Students that major in Dressage at Meredith Manor have 8 one hour dressage lessons per week.

Riding - Dressage

Students that major in Dressage at Meredith Manor equestrian career college have 8 one hour dressage riding lessons per week in addition to 16 hours per week in training classes.

Course Name: Riding - Dressage

Prerequisites: None

The Dressage major can cover work from Training Level through Grand Prix. The emphasis at all levels is to develop a supple, relaxed, flexible, obedient horse and a strong, coordinated, balanced rider with a deep and secure seat. Dressage movements covered include turns on forehand and haunches, counter-canter, transitions, half-pass, lengthening, single flying changes and changes in series, pirouette in canter, piaffe, and passage. An in depth study of the mental attitude of both the horse and rider is emphasized.

Weekly Topics:
Students will progress though the levels of Dressage Riding according to their personal interests, efforts, and physical abilities. Topics will vary by levels. Syllabi include specific strategies for developing skills at each level.

Level I: Basic balance in walk, trot, canter.
Level II: The seat is following the horse’s motion independently most of the time. The student can apply the aids to get the horse into the walk, trot, canter, and maintain the gait.
Level III: Independent balanced seat. The student can apply basic leg aids, weight aids, rein aids, ride transitions into and out of the three working gaits, and follow simple straight and curved lines.
Level IV: The student is able to reproduce on a trained horse more advanced movements on one or two tracks applying the proper combination and coordination of aids.
Level V: The student is able to help correct behavioral and physical problems in school horses.
Level VI: The student is able to start a green horse in basic dressage.
Level VII: The student is able to train a horse to do progressively advanced movements including leg yields, shoulder-in, changes through the trot, transitions into and out of gaits and within gaits, and counter canter.
Level VIII: The student is able to train a horse to do progressively advanced movements including haunches-in, half-pass, medium and extended gaits, and single flying changes.
Level IX: The student is able to train a horse to do progressively advanced movements: counter change of hand in half-pass, passage, piaffe ,changes in series, and canter pirouettes.

Performance Objectives:
The level of achievement of the following objectives will be partially dependent on the number of quarters the student has been involved in the Dressage Riding Program. Following successful completion of Dressage Riding Courses, the student will be able to:

  • Describe or explain the theory of riding with regard to:
    • Position
    • Basic movement
    • The riding tree
    • The training tree
  • Demonstrate the ability to maintain a balanced and correct independent seat while riding a trained horse, while fixing problems on a school horse, and while training a “green” horse in Dressage movements
  • Demonstrate the ability to ride a trained horse, fix problems on a school horse, and train a young horse
  • Link the theory of Dressage Riding to practice
  • Demonstrate or describe and give examples of the use of Dressage theory in problem solving during riding and training
Nancy Wesolek-Sterret: the head of the dressage department at Meredith Manor.

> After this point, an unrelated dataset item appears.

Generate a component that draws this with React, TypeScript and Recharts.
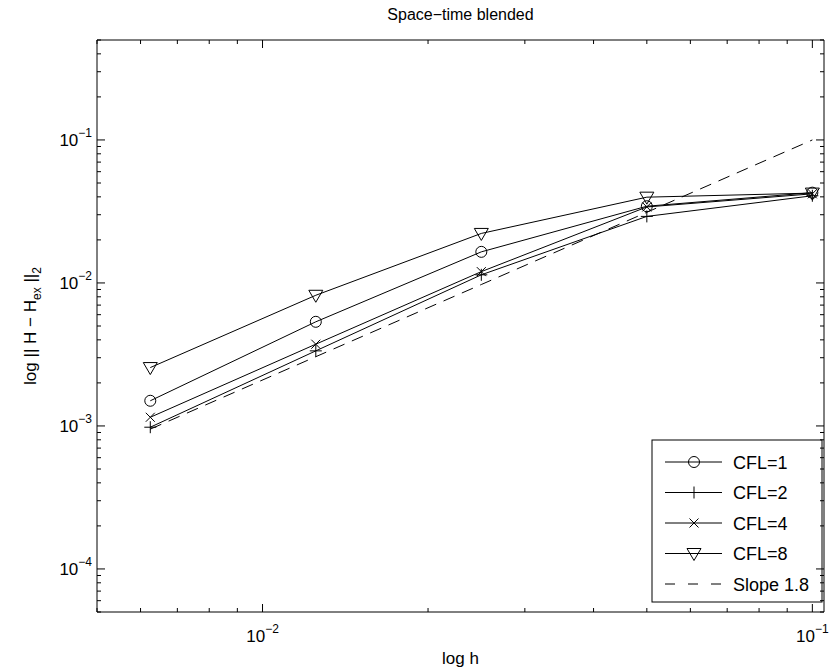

A variety of instructional methods and strategies will be used, including demonstration and guided practice.

Observation and feedback will be used to guide instruction and allow students to monitor their progress. Other evaluation measures include: punctuality, attitude, effort, progression, appearance of horse and rider, and attendance.

I graduated in 2000 and have had incredible success in the professional world due to the skills I've learned through MM. MM showed me the way to become part of a program and learn how to see an overall picture not just its parts.